If George III were still ruling the citizens of North America, he would be trying to round up Tom Peters along with Thomas Jefferson, George Washington, James Madison, and other revolutionaries. Jest as this latter trio, along with the other Founding Fathers, brought about a genuine revolution in government over two centuries ago, Tom Peters has been working for two decades to generate a similar upheaval in the business world. THE TOM PETERS SEMINAR is his most radical strike against corporate bureaucracy and the penchant of managers to guide their organizations according to rational principles which Peters finds sadly outmoded in the crazy world of the 1990’s.

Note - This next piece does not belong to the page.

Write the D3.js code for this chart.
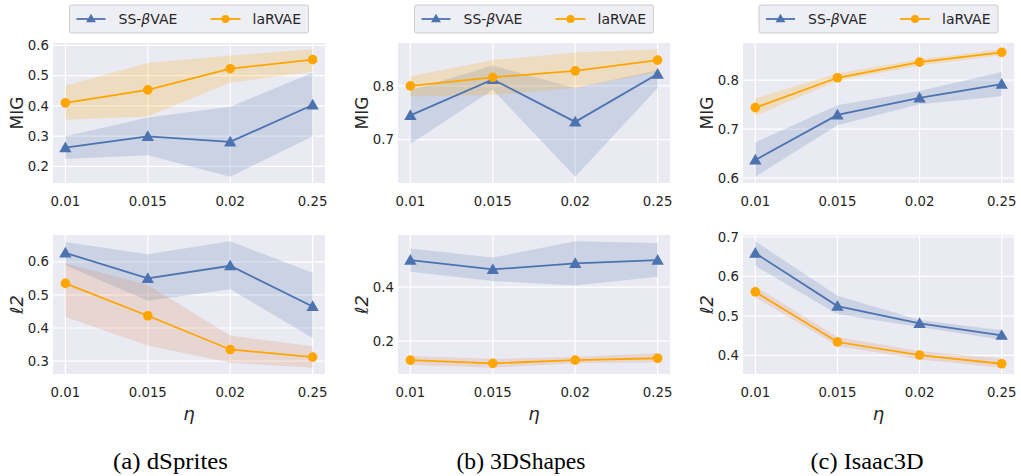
<!DOCTYPE html>
<html>
<head>
<meta charset="utf-8">
<script src="https://cdn.jsdelivr.net/npm/d3@7"></script>
<style>
  body { margin: 0; background: #fff; }
  svg { display: block; }
  text { fill: #262626; font-family: "DejaVu Sans", sans-serif; }
  text.cap { font-family: "Liberation Serif", "Times New Roman", serif; fill: #000; }
</style>
</head>
<body>
<script>
// eta values on the x axis (categorical)
const etaLabels = ["0.01", "0.015", "0.02", "0.25"];

// --- MIG ---
const migSsDsprites = [0.262, 0.299, 0.281, 0.403];
const migSsDspritesLo = [0.224, 0.237, 0.166, 0.300];
const migSsDspritesHi = [0.300, 0.362, 0.397, 0.510];
const migLaDsprites = [0.410, 0.453, 0.523, 0.553];
const migLaDspritesLo = [0.354, 0.365, 0.477, 0.513];
const migLaDspritesHi = [0.467, 0.542, 0.567, 0.587];

const migSs3dshapes = [0.745, 0.812, 0.733, 0.822];
const migSs3dshapesLo = [0.692, 0.793, 0.631, 0.796];
const migSs3dshapesHi = [0.792, 0.838, 0.796, 0.829];
const migLa3dshapes = [0.800, 0.816, 0.828, 0.848];
const migLa3dshapesLo = [0.780, 0.783, 0.796, 0.826];
const migLa3dshapesHi = [0.818, 0.848, 0.862, 0.868];

const migSsIsaac = [0.637, 0.729, 0.764, 0.792];
const migSsIsaacLo = [0.603, 0.708, 0.751, 0.767];
const migSsIsaacHi = [0.673, 0.749, 0.778, 0.817];
const migLaIsaac = [0.744, 0.805, 0.837, 0.857];
const migLaIsaacLo = [0.727, 0.799, 0.830, 0.851];
const migLaIsaacHi = [0.763, 0.814, 0.843, 0.863];

// --- l2 ---
const l2SsDsprites = [0.627, 0.550, 0.588, 0.465];
const l2SsDspritesLo = [0.590, 0.482, 0.517, 0.370];
const l2SsDspritesHi = [0.660, 0.623, 0.662, 0.567];
const l2LaDsprites = [0.535, 0.437, 0.335, 0.312];
const l2LaDspritesLo = [0.433, 0.347, 0.295, 0.280];
const l2LaDspritesHi = [0.595, 0.530, 0.377, 0.345];

const l2Ss3dshapes = [0.500, 0.466, 0.488, 0.500];
const l2Ss3dshapesLo = [0.457, 0.423, 0.406, 0.439];
const l2Ss3dshapesHi = [0.543, 0.510, 0.570, 0.564];
const l2La3dshapes = [0.130, 0.118, 0.130, 0.137];
const l2La3dshapesLo = [0.112, 0.102, 0.118, 0.122];
const l2La3dshapesHi = [0.145, 0.135, 0.142, 0.156];

const l2SsIsaac = [0.659, 0.525, 0.481, 0.451];
const l2SsIsaacLo = [0.627, 0.504, 0.472, 0.440];
const l2SsIsaacHi = [0.689, 0.551, 0.490, 0.464];
const l2LaIsaac = [0.561, 0.434, 0.401, 0.379];
const l2LaIsaacLo = [0.547, 0.424, 0.390, 0.369];
const l2LaIsaacHi = [0.575, 0.447, 0.411, 0.392];

// y tick labels per panel
const migTicksDsprites = [0.2, 0.3, 0.4, 0.5, 0.6];
const migTicks3dshapes = [0.7, 0.8];
const migTicksIsaac = [0.6, 0.7, 0.8];
const l2TicksDsprites = [0.3, 0.4, 0.5, 0.6];
const l2Ticks3dshapes = [0.2, 0.4];
const l2TicksIsaac = [0.4, 0.5, 0.6, 0.7];

const captions = ["(a) dSprites", "(b) 3DShapes", "(c) Isaac3D"];

const BLUE = "#4C72B0";
const ORANGE = "#FFA500";

const width = 1021, height = 476;
const svg = d3.select("body").append("svg")
  .attr("width", width).attr("height", height);

const cols = [[53, 325], [398, 670], [743, 1014]];
const rows = [[43, 183], [235, 374]];
const captionX = [[170.5, 115], [521, 129], [867, 113]];

const panels = [
  { col: 0, row: 0, label: "MIG", ticks: migTicksDsprites,
    ss: [migSsDsprites, migSsDspritesLo, migSsDspritesHi],
    la: [migLaDsprites, migLaDspritesLo, migLaDspritesHi] },
  { col: 1, row: 0, label: "MIG", ticks: migTicks3dshapes,
    ss: [migSs3dshapes, migSs3dshapesLo, migSs3dshapesHi],
    la: [migLa3dshapes, migLa3dshapesLo, migLa3dshapesHi] },
  { col: 2, row: 0, label: "MIG", ticks: migTicksIsaac,
    ss: [migSsIsaac, migSsIsaacLo, migSsIsaacHi],
    la: [migLaIsaac, migLaIsaacLo, migLaIsaacHi] },
  { col: 0, row: 1, label: "l2", ticks: l2TicksDsprites,
    ss: [l2SsDsprites, l2SsDspritesLo, l2SsDspritesHi],
    la: [l2LaDsprites, l2LaDspritesLo, l2LaDspritesHi] },
  { col: 1, row: 1, label: "l2", ticks: l2Ticks3dshapes,
    ss: [l2Ss3dshapes, l2Ss3dshapesLo, l2Ss3dshapesHi],
    la: [l2La3dshapes, l2La3dshapesLo, l2La3dshapesHi] },
  { col: 2, row: 1, label: "l2", ticks: l2TicksIsaac,
    ss: [l2SsIsaac, l2SsIsaacLo, l2SsIsaacHi],
    la: [l2LaIsaac, l2LaIsaacLo, l2LaIsaacHi] },
];

const triangle = d3.symbol().type(d3.symbolTriangle);

panels.forEach((p) => {
  const [x0, x1] = cols[p.col];
  const [y0, y1] = rows[p.row];
  const g = svg.append("g");

  const x = d3.scalePoint().domain(d3.range(etaLabels.length)).range([x0, x1]).padding(0.15);
  const all = p.ss[1].concat(p.ss[2], p.la[1], p.la[2]);
  const lo = d3.min(all), hi = d3.max(all), pad = (hi - lo) * 0.05;
  const y = d3.scaleLinear().domain([lo - pad, hi + pad]).range([y1, y0]);

  g.append("rect").attr("x", x0).attr("y", y0)
    .attr("width", x1 - x0).attr("height", y1 - y0).attr("fill", "#EAEAF2");

  // grid
  g.selectAll(".gx").data(d3.range(etaLabels.length)).enter().append("line")
    .attr("x1", (d) => x(d)).attr("x2", (d) => x(d))
    .attr("y1", y0).attr("y2", y1)
    .attr("stroke", "#fff").attr("stroke-width", 1.2);
  g.selectAll(".gy").data(p.ticks).enter().append("line")
    .attr("x1", x0).attr("x2", x1)
    .attr("y1", (d) => y(d)).attr("y2", (d) => y(d))
    .attr("stroke", "#fff").attr("stroke-width", 1.2);

  // tick labels
  g.selectAll(".tx").data(etaLabels).enter().append("text")
    .attr("x", (d, i) => x(i)).attr("y", y1 + 23)
    .attr("text-anchor", "middle").attr("font-size", 13.3).text((d) => d);
  g.selectAll(".ty").data(p.ticks).enter().append("text")
    .attr("x", x0 - 4).attr("y", (d) => y(d)).attr("dy", "0.35em")
    .attr("text-anchor", "end").attr("font-size", 13.3).text((d) => d.toFixed(1));

  // y label
  const yl = g.append("text")
    .attr("transform", `translate(${x0 - 30},${(y0 + y1) / 2}) rotate(-90)`)
    .attr("text-anchor", "middle").attr("font-size", 17);
  if (p.label === "MIG") yl.text("MIG");
  else yl.attr("font-style", "italic").attr("font-size", 18).text("\u21132");

  if (p.row === 1) {
    g.append("text").attr("x", (x0 + x1) / 2).attr("y", y1 + 46)
      .attr("text-anchor", "middle").attr("font-size", 18)
      .attr("font-style", "italic").text("\u03b7");
  }

  const area = d3.area().x((d, i) => x(i)).y0((d) => y(d[0])).y1((d) => y(d[1]));
  const line = d3.line().x((d, i) => x(i)).y((d) => y(d));
  const zip = (a, b) => a.map((v, i) => [v, b[i]]);

  g.append("path").attr("d", area(zip(p.ss[1], p.ss[2])))
    .attr("fill", BLUE).attr("fill-opacity", 0.2);
  g.append("path").attr("d", area(zip(p.la[1], p.la[2])))
    .attr("fill", p.row === 0 ? ORANGE : "#DD8452").attr("fill-opacity", 0.2);

  g.append("path").attr("d", line(p.ss[0])).attr("fill", "none")
    .attr("stroke", BLUE).attr("stroke-width", 1.8);
  g.append("path").attr("d", line(p.la[0])).attr("fill", "none")
    .attr("stroke", ORANGE).attr("stroke-width", 1.8);

  g.selectAll(".ms").data(p.ss[0]).enter().append("path")
    .attr("d", triangle.size(66)())
    .attr("transform", (d, i) => `translate(${x(i)},${y(d) + 1})`)
    .attr("fill", BLUE);
  g.selectAll(".ml").data(p.la[0]).enter().append("circle")
    .attr("cx", (d, i) => x(i)).attr("cy", (d) => y(d)).attr("r", 4.8)
    .attr("fill", ORANGE);

  // legend on top row
  if (p.row === 0) {
    const lw = 239, lh = 28;
    const lx = (x0 + x1) / 2 - lw / 2, ly = 5;
    const lg = svg.append("g").attr("transform", `translate(${lx},${ly})`);
    lg.append("rect").attr("width", lw).attr("height", lh).attr("rx", 2)
      .attr("fill", "#EAEAF2").attr("fill-opacity", 0.8)
      .attr("stroke", "#CCCCCC").attr("stroke-width", 1);
    lg.append("line").attr("x1", 7).attr("x2", 36).attr("y1", 14).attr("y2", 14)
      .attr("stroke", BLUE).attr("stroke-width", 1.8);
    lg.append("path").attr("d", triangle.size(42)())
      .attr("transform", "translate(21.5,14.5)").attr("fill", BLUE);
    const t1 = lg.append("text").attr("x", 49).attr("y", 14).attr("dy", "0.36em")
      .attr("font-size", 14);
    t1.append("tspan").text("SS-");
    t1.append("tspan").attr("font-style", "italic").text("\u03b2");
    t1.append("tspan").text("VAE");
    lg.append("line").attr("x1", 141).attr("x2", 171).attr("y1", 14).attr("y2", 14)
      .attr("stroke", ORANGE).attr("stroke-width", 1.8);
    lg.append("circle").attr("cx", 156).attr("cy", 14).attr("r", 4)
      .attr("fill", ORANGE);
    lg.append("text").attr("x", 183).attr("y", 14).attr("dy", "0.36em")
      .attr("font-size", 14).text("laRVAE");
  }
});

svg.selectAll(".cap").data(captions).enter().append("text")
  .attr("class", "cap")
  .attr("x", (d, i) => captionX[i][0]).attr("y", 469)
  .attr("text-anchor", "middle")
  .attr("font-size", 23)
  .attr("textLength", (d, i) => captionX[i][1])
  .attr("lengthAdjust", "spacingAndGlyphs")
  .text((d) => d);
</script>
</body>
</html>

In nine exhilarating chapters, Peters illustrates the necessity for everyone involved in American business to embrace three maxims: Businesses are now characterized by “more intellect, less materials”; a corporation’s “only asset is the human imagination;” and finally, “crazy times call for crazy organizations.” He follows through with his now-familiar technique of piling example upon example, overwhelming readers with details to convince them of the soundness of his pronouncements. Peters has always been good at seeing the connections between disparate incidents, and in THE TOM PETERS SEMINAR he brings his insights into sharp focus in spotting all that is wrong with contemporary corporate America. Fortunately, he also proposes solutions for the problems he uncovers; those brave enough to follow his advice should, he insists find their companies (and themselves) thriving in an environment where concepts such as “corporate structure,” “division of labor,” and “going through channels” are passe. Adopting his philosophy will require a great leap of faith, as he well recognizes: it will force those at the top of the current hierarchy to trust everyone in the company to do his or her job with exceptional autonomy (including a great deal of financial autonomy). Only when every employee is a businessperson and an entrepreneur will companies be positioned to survive and thrive in a climate where having a strong network of associates and friends outweighs technical competence.